▶ [REQUEST]:
Restate the listing that follows word for word, without its pictures.

----- DATA EXTRACT -----

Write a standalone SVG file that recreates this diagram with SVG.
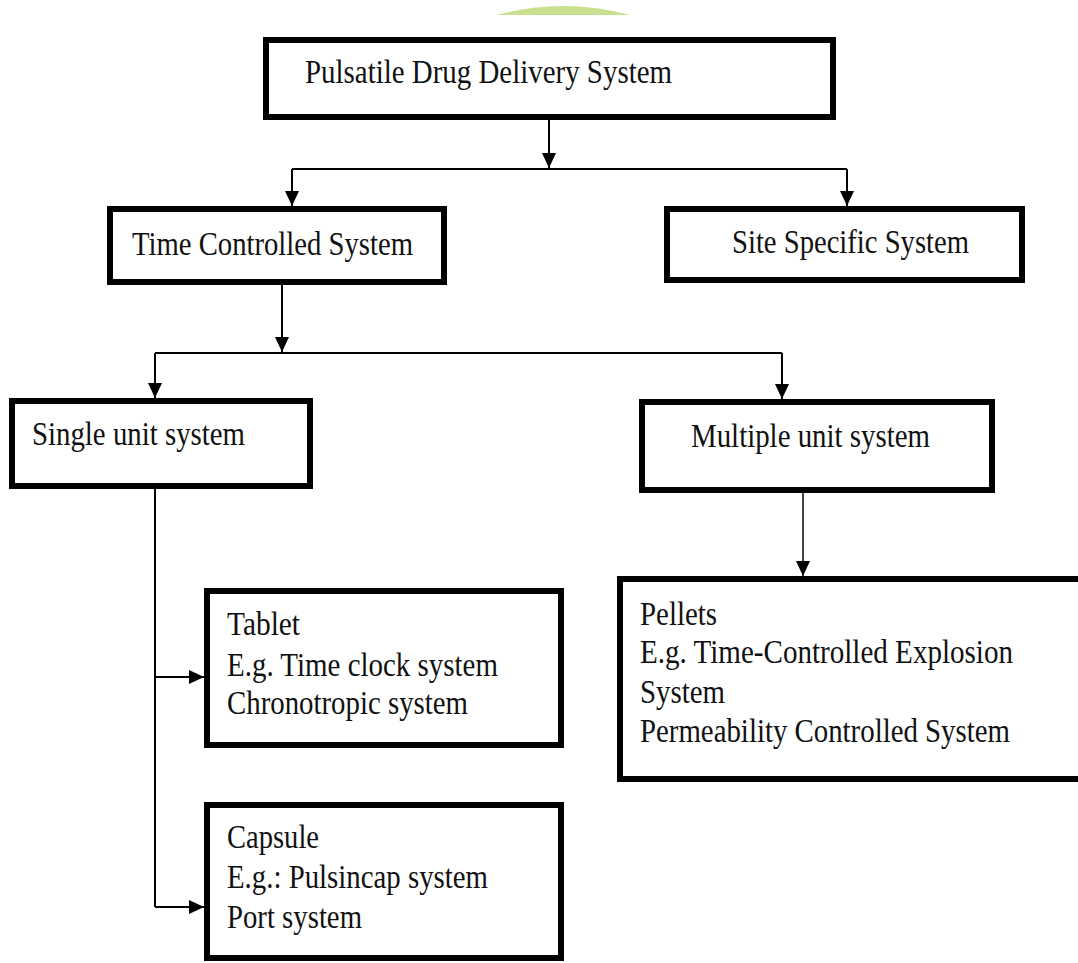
<svg xmlns="http://www.w3.org/2000/svg" width="1078" height="963" viewBox="0 0 1078 963">
  <style>
    .box { fill: #ffffff; stroke: #000000; stroke-width: 6; }
    .lbl { font-family: "Liberation Serif", "Times New Roman", serif; font-size: 33px; fill: #111111; }
    .conn { fill: none; stroke: #000000; stroke-width: 2; }
    .conn-gray { fill: none; stroke: #444444; stroke-width: 2; }
  </style>
  <defs>
    <marker id="arrow" markerUnits="userSpaceOnUse" markerWidth="15" markerHeight="14" viewBox="0 0 15 14" refX="15" refY="7" orient="auto">
      <path d="M0,0 L15,7 L0,14 Z" fill="#000000"/>
    </marker>
  </defs>
  <rect width="1078" height="963" fill="#ffffff"/>
  <path d="M497,15 Q563,-3 630,15 Z" fill="#c9e08f"/>

  <g id="connectors">
    <line class="conn" x1="549" y1="120" x2="549" y2="168" marker-end="url(#arrow)"/>
    <line class="conn" x1="292" y1="169" x2="847" y2="169"/>
    <line class="conn" x1="292" y1="169" x2="292" y2="206" marker-end="url(#arrow)"/>
    <line class="conn" x1="847" y1="169" x2="847" y2="206" marker-end="url(#arrow)"/>
    <line class="conn" x1="282" y1="285" x2="282" y2="352" marker-end="url(#arrow)"/>
    <line class="conn" x1="155" y1="353" x2="782" y2="353"/>
    <line class="conn" x1="155" y1="353" x2="155" y2="398" marker-end="url(#arrow)"/>
    <line class="conn" x1="782" y1="353" x2="782" y2="399" marker-end="url(#arrow)"/>
    <line class="conn-gray" x1="803" y1="493" x2="803" y2="576" marker-end="url(#arrow)"/>
    <line class="conn" x1="155" y1="488" x2="155" y2="907"/>
    <line class="conn" x1="155" y1="677" x2="204" y2="677" marker-end="url(#arrow)"/>
    <line class="conn" x1="155" y1="907" x2="204" y2="907" marker-end="url(#arrow)"/>
  </g>

  <g id="pulsatile">
    <rect class="box" x="266" y="40" width="567" height="77"/>
    <text class="lbl" x="305" y="83" textLength="367" lengthAdjust="spacingAndGlyphs">Pulsatile Drug Delivery System</text>
  </g>
  <g id="time-controlled">
    <rect class="box" x="110" y="209" width="334" height="73"/>
    <text class="lbl" x="132" y="255" textLength="281" lengthAdjust="spacingAndGlyphs">Time Controlled System</text>
  </g>
  <g id="site-specific">
    <rect class="box" x="667" y="209" width="355" height="71"/>
    <text class="lbl" x="732" y="253" textLength="237" lengthAdjust="spacingAndGlyphs">Site Specific System</text>
  </g>
  <g id="single-unit">
    <rect class="box" x="12" y="401" width="298" height="85"/>
    <text class="lbl" x="32" y="445" textLength="213" lengthAdjust="spacingAndGlyphs">Single unit system</text>
  </g>
  <g id="multiple-unit">
    <rect class="box" x="642" y="402" width="350" height="88"/>
    <text class="lbl" x="691" y="447" textLength="239" lengthAdjust="spacingAndGlyphs">Multiple unit system</text>
  </g>
  <g id="pellets">
    <rect class="box" x="620" y="579" width="480" height="200"/>
    <text class="lbl" x="640" y="625" textLength="77" lengthAdjust="spacingAndGlyphs">Pellets</text>
    <text class="lbl" x="640" y="663" textLength="373" lengthAdjust="spacingAndGlyphs">E.g. Time-Controlled Explosion</text>
    <text class="lbl" x="640" y="703" textLength="85" lengthAdjust="spacingAndGlyphs">System</text>
    <text class="lbl" x="640" y="742" textLength="370" lengthAdjust="spacingAndGlyphs">Permeability Controlled System</text>
  </g>
  <g id="tablet">
    <rect class="box" x="207" y="591" width="354" height="154"/>
    <text class="lbl" x="227" y="635" textLength="73" lengthAdjust="spacingAndGlyphs">Tablet</text>
    <text class="lbl" x="227" y="676" textLength="271" lengthAdjust="spacingAndGlyphs">E.g. Time clock system</text>
    <text class="lbl" x="227" y="714" textLength="241" lengthAdjust="spacingAndGlyphs">Chronotropic system</text>
  </g>
  <g id="capsule">
    <rect class="box" x="207" y="805" width="354" height="153"/>
    <text class="lbl" x="227" y="848" textLength="92" lengthAdjust="spacingAndGlyphs">Capsule</text>
    <text class="lbl" x="227" y="888" textLength="261" lengthAdjust="spacingAndGlyphs">E.g.: Pulsincap system</text>
    <text class="lbl" x="227" y="928" textLength="135" lengthAdjust="spacingAndGlyphs">Port system</text>
  </g>
</svg>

-----

▶ [COMPLETED EXERCISE]:
Write a standalone SVG file that recreates this diagram with SVG.
<svg xmlns="http://www.w3.org/2000/svg" width="1078" height="963" viewBox="0 0 1078 963">
  <style>
    .box { fill: #ffffff; stroke: #000000; stroke-width: 6; }
    .lbl { font-family: "Liberation Serif", "Times New Roman", serif; font-size: 33px; fill: #111111; }
    .conn { fill: none; stroke: #000000; stroke-width: 2; }
    .conn-gray { fill: none; stroke: #444444; stroke-width: 2; }
  </style>
  <defs>
    <marker id="arrow" markerUnits="userSpaceOnUse" markerWidth="15" markerHeight="14" viewBox="0 0 15 14" refX="15" refY="7" orient="auto">
      <path d="M0,0 L15,7 L0,14 Z" fill="#000000"/>
    </marker>
  </defs>
  <rect width="1078" height="963" fill="#ffffff"/>
  <path d="M497,15 Q563,-3 630,15 Z" fill="#c9e08f"/>

  <g id="connectors">
    <line class="conn" x1="549" y1="120" x2="549" y2="168" marker-end="url(#arrow)"/>
    <line class="conn" x1="292" y1="169" x2="847" y2="169"/>
    <line class="conn" x1="292" y1="169" x2="292" y2="206" marker-end="url(#arrow)"/>
    <line class="conn" x1="847" y1="169" x2="847" y2="206" marker-end="url(#arrow)"/>
    <line class="conn" x1="282" y1="285" x2="282" y2="352" marker-end="url(#arrow)"/>
    <line class="conn" x1="155" y1="353" x2="782" y2="353"/>
    <line class="conn" x1="155" y1="353" x2="155" y2="398" marker-end="url(#arrow)"/>
    <line class="conn" x1="782" y1="353" x2="782" y2="399" marker-end="url(#arrow)"/>
    <line class="conn-gray" x1="803" y1="493" x2="803" y2="576" marker-end="url(#arrow)"/>
    <line class="conn" x1="155" y1="488" x2="155" y2="907"/>
    <line class="conn" x1="155" y1="677" x2="204" y2="677" marker-end="url(#arrow)"/>
    <line class="conn" x1="155" y1="907" x2="204" y2="907" marker-end="url(#arrow)"/>
  </g>

  <g id="pulsatile">
    <rect class="box" x="266" y="40" width="567" height="77"/>
    <text class="lbl" x="305" y="83" textLength="367" lengthAdjust="spacingAndGlyphs">Pulsatile Drug Delivery System</text>
  </g>
  <g id="time-controlled">
    <rect class="box" x="110" y="209" width="334" height="73"/>
    <text class="lbl" x="132" y="255" textLength="281" lengthAdjust="spacingAndGlyphs">Time Controlled System</text>
  </g>
  <g id="site-specific">
    <rect class="box" x="667" y="209" width="355" height="71"/>
    <text class="lbl" x="732" y="253" textLength="237" lengthAdjust="spacingAndGlyphs">Site Specific System</text>
  </g>
  <g id="single-unit">
    <rect class="box" x="12" y="401" width="298" height="85"/>
    <text class="lbl" x="32" y="445" textLength="213" lengthAdjust="spacingAndGlyphs">Single unit system</text>
  </g>
  <g id="multiple-unit">
    <rect class="box" x="642" y="402" width="350" height="88"/>
    <text class="lbl" x="691" y="447" textLength="239" lengthAdjust="spacingAndGlyphs">Multiple unit system</text>
  </g>
  <g id="pellets">
    <rect class="box" x="620" y="579" width="480" height="200"/>
    <text class="lbl" x="640" y="625" textLength="77" lengthAdjust="spacingAndGlyphs">Pellets</text>
    <text class="lbl" x="640" y="663" textLength="373" lengthAdjust="spacingAndGlyphs">E.g. Time-Controlled Explosion</text>
    <text class="lbl" x="640" y="703" textLength="85" lengthAdjust="spacingAndGlyphs">System</text>
    <text class="lbl" x="640" y="742" textLength="370" lengthAdjust="spacingAndGlyphs">Permeability Controlled System</text>
  </g>
  <g id="tablet">
    <rect class="box" x="207" y="591" width="354" height="154"/>
    <text class="lbl" x="227" y="635" textLength="73" lengthAdjust="spacingAndGlyphs">Tablet</text>
    <text class="lbl" x="227" y="676" textLength="271" lengthAdjust="spacingAndGlyphs">E.g. Time clock system</text>
    <text class="lbl" x="227" y="714" textLength="241" lengthAdjust="spacingAndGlyphs">Chronotropic system</text>
  </g>
  <g id="capsule">
    <rect class="box" x="207" y="805" width="354" height="153"/>
    <text class="lbl" x="227" y="848" textLength="92" lengthAdjust="spacingAndGlyphs">Capsule</text>
    <text class="lbl" x="227" y="888" textLength="261" lengthAdjust="spacingAndGlyphs">E.g.: Pulsincap system</text>
    <text class="lbl" x="227" y="928" textLength="135" lengthAdjust="spacingAndGlyphs">Port system</text>
  </g>
</svg>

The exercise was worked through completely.